The exercise:
Write out again, word for word, the lines below from the line that holds "What matplotlib code" through the line that holds "plt.rcParams['axes.unicode_minus'] = False", omitting pictures.

Extracted data:
******************************

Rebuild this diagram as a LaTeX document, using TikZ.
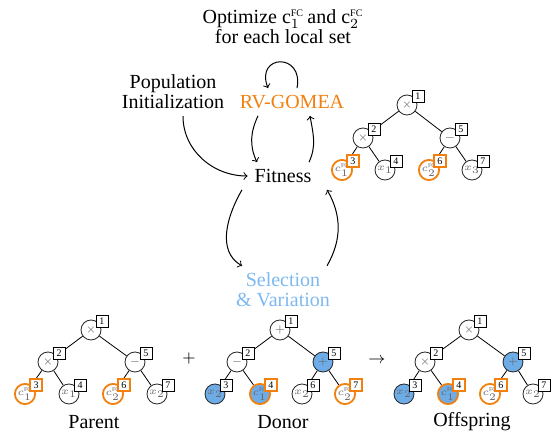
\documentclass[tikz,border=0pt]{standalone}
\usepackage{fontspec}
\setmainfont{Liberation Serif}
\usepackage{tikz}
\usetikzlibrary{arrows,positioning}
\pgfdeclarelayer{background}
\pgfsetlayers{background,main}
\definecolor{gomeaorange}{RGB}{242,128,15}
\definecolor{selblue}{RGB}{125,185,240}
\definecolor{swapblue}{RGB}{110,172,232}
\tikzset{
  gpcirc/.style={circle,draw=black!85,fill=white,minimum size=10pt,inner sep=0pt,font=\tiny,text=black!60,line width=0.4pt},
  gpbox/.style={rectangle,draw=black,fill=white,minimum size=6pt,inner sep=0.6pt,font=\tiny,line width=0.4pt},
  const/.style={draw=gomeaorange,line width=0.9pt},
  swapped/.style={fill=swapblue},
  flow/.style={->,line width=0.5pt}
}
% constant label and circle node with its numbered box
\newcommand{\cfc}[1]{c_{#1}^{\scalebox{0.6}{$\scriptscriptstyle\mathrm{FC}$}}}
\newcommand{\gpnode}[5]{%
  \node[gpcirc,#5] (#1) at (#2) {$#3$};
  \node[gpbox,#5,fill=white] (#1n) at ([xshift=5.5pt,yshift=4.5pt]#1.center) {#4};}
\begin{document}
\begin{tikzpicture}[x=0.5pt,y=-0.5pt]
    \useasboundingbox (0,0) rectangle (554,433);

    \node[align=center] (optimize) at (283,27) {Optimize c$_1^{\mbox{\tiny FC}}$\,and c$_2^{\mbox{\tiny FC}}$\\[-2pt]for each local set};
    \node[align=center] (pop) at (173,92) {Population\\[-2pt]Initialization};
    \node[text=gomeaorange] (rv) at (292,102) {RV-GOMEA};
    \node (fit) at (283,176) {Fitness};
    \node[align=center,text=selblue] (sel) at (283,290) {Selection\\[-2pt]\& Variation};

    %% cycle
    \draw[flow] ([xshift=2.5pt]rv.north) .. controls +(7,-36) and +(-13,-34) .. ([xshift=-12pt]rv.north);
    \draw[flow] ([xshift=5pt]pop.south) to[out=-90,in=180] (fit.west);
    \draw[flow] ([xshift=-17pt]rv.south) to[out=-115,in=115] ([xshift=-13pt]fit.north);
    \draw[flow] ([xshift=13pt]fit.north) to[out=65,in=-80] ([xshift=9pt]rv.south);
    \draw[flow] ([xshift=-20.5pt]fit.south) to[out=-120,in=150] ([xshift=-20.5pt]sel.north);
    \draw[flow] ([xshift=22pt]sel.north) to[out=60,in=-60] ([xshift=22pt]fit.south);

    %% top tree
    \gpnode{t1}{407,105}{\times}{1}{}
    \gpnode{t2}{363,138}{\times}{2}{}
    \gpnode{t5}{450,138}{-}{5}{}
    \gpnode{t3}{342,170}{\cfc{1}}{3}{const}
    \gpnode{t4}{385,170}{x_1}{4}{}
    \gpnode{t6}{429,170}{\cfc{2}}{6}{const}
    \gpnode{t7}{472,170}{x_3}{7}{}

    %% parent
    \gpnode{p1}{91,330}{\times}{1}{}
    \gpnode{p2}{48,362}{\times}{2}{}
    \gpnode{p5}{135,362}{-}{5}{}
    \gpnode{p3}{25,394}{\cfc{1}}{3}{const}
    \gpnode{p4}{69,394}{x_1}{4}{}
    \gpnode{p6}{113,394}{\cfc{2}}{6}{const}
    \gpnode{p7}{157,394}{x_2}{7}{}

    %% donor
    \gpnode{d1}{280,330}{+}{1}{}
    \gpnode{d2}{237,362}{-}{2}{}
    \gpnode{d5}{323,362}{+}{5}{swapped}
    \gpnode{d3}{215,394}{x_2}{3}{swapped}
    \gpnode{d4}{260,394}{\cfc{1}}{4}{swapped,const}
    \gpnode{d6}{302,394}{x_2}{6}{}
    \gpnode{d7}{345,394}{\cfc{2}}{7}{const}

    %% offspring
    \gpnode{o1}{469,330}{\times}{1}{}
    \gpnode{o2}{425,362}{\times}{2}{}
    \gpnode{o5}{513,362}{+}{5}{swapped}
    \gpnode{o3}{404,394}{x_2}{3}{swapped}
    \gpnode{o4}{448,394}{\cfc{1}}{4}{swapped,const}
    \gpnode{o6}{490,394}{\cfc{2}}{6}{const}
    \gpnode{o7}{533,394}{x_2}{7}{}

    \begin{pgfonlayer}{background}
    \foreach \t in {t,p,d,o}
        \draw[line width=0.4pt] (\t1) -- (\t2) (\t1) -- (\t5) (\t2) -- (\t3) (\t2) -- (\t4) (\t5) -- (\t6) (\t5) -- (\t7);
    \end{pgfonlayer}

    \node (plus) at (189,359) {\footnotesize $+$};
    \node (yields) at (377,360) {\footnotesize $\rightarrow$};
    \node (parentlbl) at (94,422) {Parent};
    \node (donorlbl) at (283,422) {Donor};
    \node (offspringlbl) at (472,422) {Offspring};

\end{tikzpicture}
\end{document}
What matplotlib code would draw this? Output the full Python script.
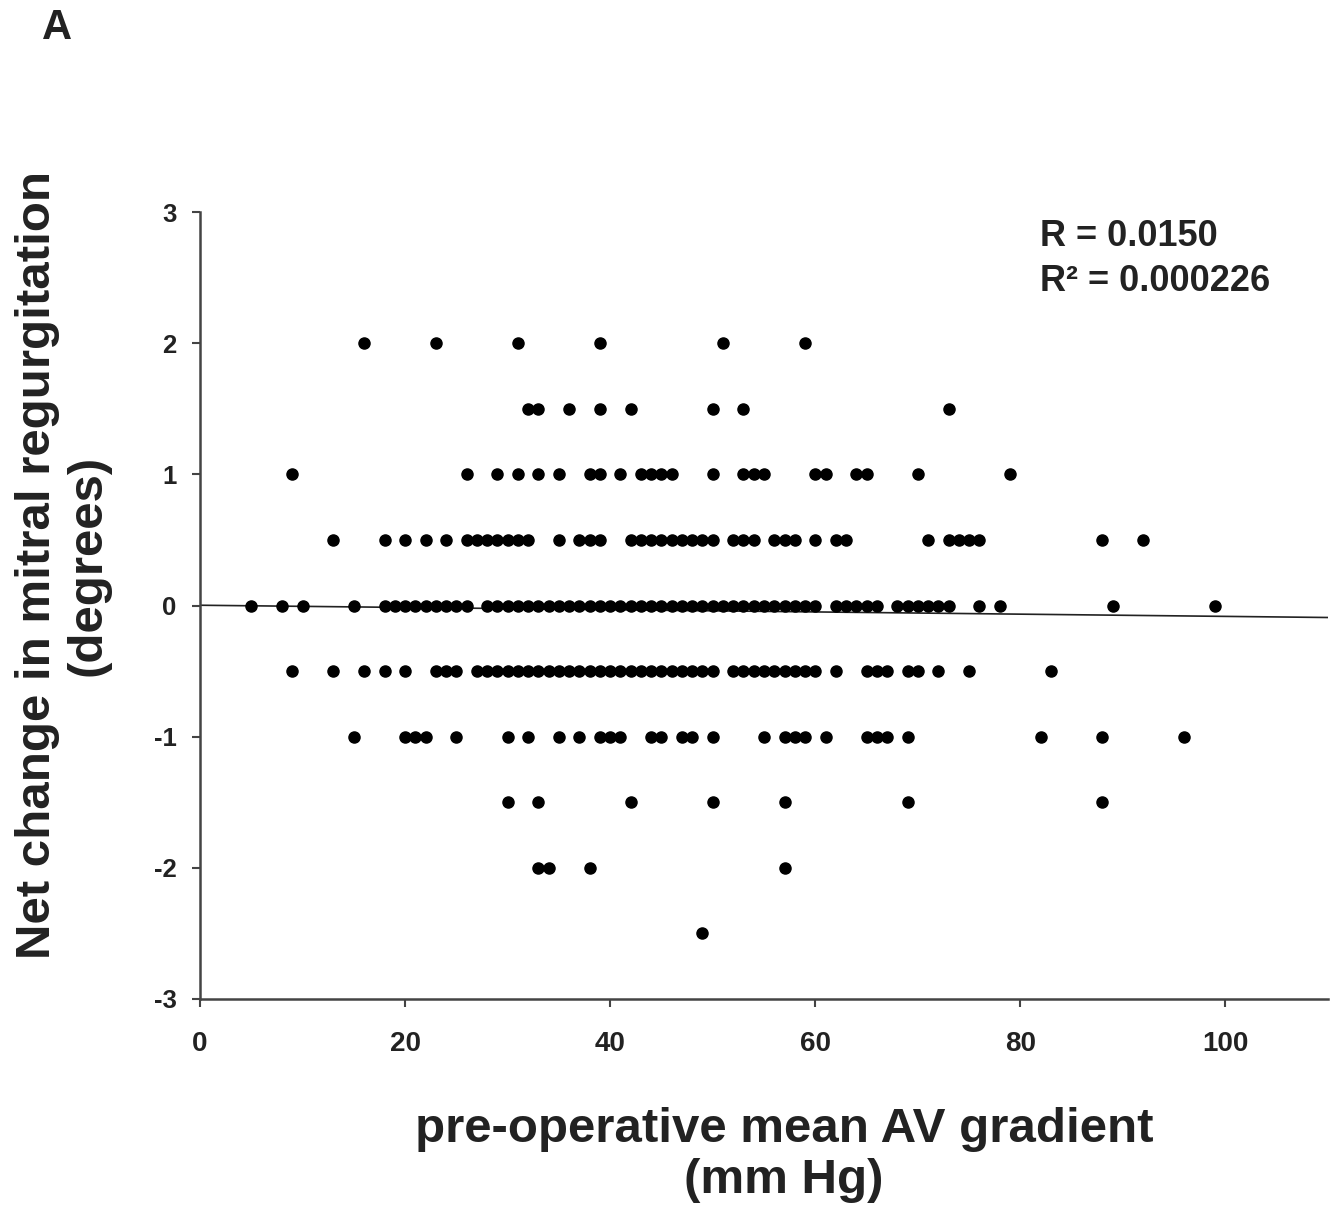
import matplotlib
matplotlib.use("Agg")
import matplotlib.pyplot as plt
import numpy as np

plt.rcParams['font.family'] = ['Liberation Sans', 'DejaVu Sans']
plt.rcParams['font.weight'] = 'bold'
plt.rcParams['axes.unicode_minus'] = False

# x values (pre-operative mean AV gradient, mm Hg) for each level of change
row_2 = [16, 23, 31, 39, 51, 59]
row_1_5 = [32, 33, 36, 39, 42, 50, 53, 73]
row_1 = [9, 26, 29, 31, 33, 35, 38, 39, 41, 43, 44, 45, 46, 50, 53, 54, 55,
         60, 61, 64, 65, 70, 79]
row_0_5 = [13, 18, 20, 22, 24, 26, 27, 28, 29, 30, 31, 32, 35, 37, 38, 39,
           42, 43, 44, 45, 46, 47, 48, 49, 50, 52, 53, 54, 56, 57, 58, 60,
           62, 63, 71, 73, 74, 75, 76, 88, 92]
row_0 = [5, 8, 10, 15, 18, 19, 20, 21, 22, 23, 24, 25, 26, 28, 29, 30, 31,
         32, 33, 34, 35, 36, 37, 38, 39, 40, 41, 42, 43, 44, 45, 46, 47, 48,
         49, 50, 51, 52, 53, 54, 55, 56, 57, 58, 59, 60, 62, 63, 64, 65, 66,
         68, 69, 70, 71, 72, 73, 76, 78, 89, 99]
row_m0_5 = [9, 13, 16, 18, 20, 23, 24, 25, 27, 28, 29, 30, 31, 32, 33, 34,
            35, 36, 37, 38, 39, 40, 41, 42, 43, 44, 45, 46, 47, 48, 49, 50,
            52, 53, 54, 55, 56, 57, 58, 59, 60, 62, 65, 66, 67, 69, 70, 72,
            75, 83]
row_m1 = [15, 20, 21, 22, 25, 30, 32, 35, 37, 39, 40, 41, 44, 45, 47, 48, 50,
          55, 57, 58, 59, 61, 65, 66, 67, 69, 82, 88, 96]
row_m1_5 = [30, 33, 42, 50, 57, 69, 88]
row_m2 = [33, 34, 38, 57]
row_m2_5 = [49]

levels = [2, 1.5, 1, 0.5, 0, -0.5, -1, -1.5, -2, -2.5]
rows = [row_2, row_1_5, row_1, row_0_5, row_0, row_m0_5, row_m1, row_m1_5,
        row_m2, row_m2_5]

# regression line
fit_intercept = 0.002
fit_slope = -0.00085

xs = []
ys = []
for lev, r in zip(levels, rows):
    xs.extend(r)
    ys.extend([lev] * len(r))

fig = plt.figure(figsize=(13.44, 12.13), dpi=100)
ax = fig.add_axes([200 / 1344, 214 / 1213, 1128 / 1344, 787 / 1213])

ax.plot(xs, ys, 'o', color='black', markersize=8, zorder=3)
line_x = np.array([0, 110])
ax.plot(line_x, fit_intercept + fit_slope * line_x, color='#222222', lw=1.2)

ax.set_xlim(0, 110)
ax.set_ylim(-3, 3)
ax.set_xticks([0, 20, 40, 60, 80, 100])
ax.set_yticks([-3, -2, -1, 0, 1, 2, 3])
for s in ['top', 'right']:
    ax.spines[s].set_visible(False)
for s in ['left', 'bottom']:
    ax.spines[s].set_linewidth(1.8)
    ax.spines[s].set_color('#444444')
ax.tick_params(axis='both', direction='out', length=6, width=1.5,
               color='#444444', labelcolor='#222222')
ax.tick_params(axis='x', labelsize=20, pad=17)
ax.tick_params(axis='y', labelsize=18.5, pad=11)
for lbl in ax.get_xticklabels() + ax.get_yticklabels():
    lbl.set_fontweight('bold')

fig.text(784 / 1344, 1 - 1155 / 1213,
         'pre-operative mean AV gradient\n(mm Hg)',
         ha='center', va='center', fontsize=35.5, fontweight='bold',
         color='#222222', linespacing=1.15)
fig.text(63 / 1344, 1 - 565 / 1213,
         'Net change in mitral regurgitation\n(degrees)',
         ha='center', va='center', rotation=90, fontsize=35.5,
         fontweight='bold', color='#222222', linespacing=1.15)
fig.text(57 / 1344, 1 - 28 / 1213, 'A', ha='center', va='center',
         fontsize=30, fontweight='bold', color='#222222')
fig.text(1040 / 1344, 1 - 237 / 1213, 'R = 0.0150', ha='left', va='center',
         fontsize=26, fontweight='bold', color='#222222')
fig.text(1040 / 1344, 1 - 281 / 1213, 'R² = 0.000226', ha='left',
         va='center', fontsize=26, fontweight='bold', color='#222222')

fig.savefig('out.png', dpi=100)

******************************

Task response:
What matplotlib code would draw this? Output the full Python script.
import matplotlib
matplotlib.use("Agg")
import matplotlib.pyplot as plt
import numpy as np

plt.rcParams['font.family'] = ['Liberation Sans', 'DejaVu Sans']
plt.rcParams['font.weight'] = 'bold'
plt.rcParams['axes.unicode_minus'] = False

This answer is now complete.